Я имел в виду, в первую очередь, стабильную позицию президента. Как только еще "нормандский формат" начал формироваться, я из тюрьмы передал сюда, что это [вопрос Крыма и Донбасса] недопустимо рассматривать отдельно. Это уловки, спекуляции, которые навязала Россия. Это было очевидно, даже несмотря на то, что я не имел той полноты информации, которой вы владели здесь. Я через адвокатов писал и отправлял сюда, чтобы Мустафа Джемилев и Рефат Чубаров знали мое видение. Я понимал, что европейцы тоже не готовы были в тот период [рассматривать оккупацию Крыма наравне с войной на Донбассе]. Они готовы рассматривать только военные действия, потому что это очевидно.

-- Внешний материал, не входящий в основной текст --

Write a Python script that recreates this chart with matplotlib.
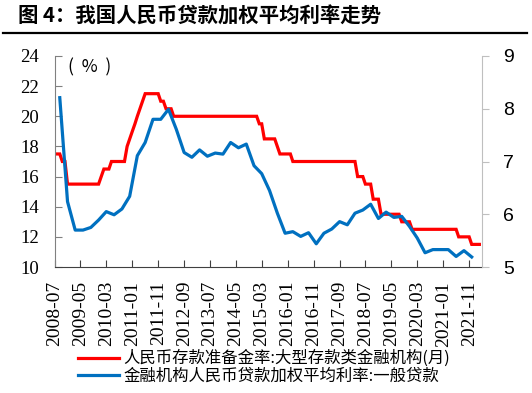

И вот спустя три года я на встрече с [представителем Госдепа США по Украине] Куртом Волкером сказал то, что я три года назад, когда меня посадили, чувствовал. Я говорил: да, на Донбассе война, каждый день люди гибнут, за какой-то короткий срок погибает большое количество людей. Но в Крыму – не аннексия, там – террор. Аннексия имеет какие-то правовые международные обязательства, там же нет никаких обязательств. Нельзя таким мягким словом обозначать это. Там террор, там каждый день гибнут люди, там рушатся судьбы – не потому, что кто-то куда-то уехал, в разных лагерях оказались, нет – там из-за этой трагедии никто не уверен в завтрашнем дне. Там нет понятия безопасности, там гнетущее давление, которое разрушает физическое состояние человека. Люди от инфарктов умирают, инсультов, от невыносимых трагедий. Моя мать тому пример (мать Ахтема Чийгоза Алие умерла, пока ее сын находился в тюрьме, - "Апостроф"). И таких судеб тысячи. Моя мать умерла – и тогда сконцентрировалось каким-то образом на ней внимание. В то же время в этой же тюрьме у парня в соседней камере отец умер. Общество и власть особенно должны это четко понимать, что там – террор!
Я Волкеру объяснил, что количество жертв будет не меньше, чем на открытой войне, только растянуто во времени. Плюс к этому, здесь же идет массированное выдавливание, то есть террор ведет к тому, что люди, психологически не выдерживая, могут быть выдавлены. Ведь уехавшие в первый год – это импульсивно поступившие так люди, помимо определенной категории людей, которые просто либо в тюрьме сидели бы, либо бы их депортировали. Нужно нашей власти уйти от тех манипуляций, которые нам навязывают и Россия, и некоторые европейские лидеры. Каждый должен понимать, что за этими манипуляциями – тысячи жертв, что на войне, что на оккупированной территории.
- Но именно Волкер затем сказал, что не стоит смешивать Крым и Донбасс.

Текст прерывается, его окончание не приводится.